The first
time I saw the ending, I was young and naïve. My mind was addled by seeing
homage’s of it in The Simpsons and Wayne’s World. I first viewed it as a heroic
ending. The Boy got the Girl, the antagonists were vanquished, if only for a
little while. I never really watched their faces. Nor did I grasp what the shot
was trying to say. To me, it was all so very… safe.
It was only
during a re-watch with my girlfriend, that my ignorance slapped me in the face.

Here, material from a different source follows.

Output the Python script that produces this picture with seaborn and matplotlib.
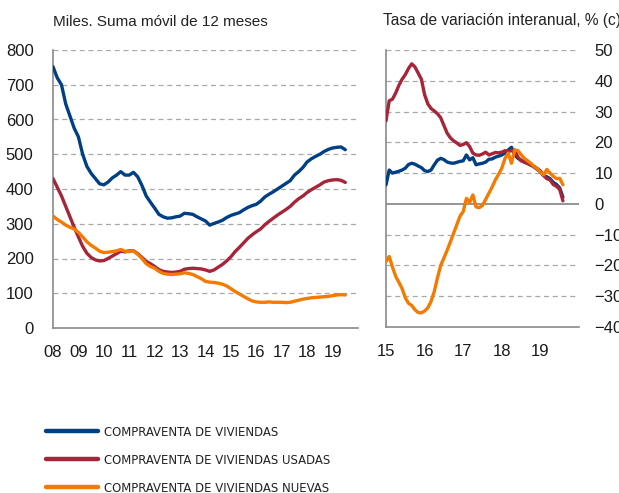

The foolhardiness of the Benjamin’s “plan”. The fact that there is no plan at
all. Their faces not only show their youth, but just how lost they are at such
a tentative and esoteric point at their life. I saw echoes of Mrs Robinson and
her reasoning behind what she was trying to do despite her methods. In their
faces I noticed their realisation. There’s beauty fading in that take, and
they’re only just finding out. The moment is bittersweet. Their decision may
leave them as jaded as those they’ve just left. The film’s title becomes a
cruel joke. The Graduate? Of what? Certainly not Life. He has a lot to learn.
When a
filmmaker can crystallise all the fear, worry, jaded and misguidedness of youth, his characters feel throughout the narrative, compile it into one moment and
make this captured malaise seem so universal and iconic, it is then that we
have a real storyteller. R.I.P Mike Nichols.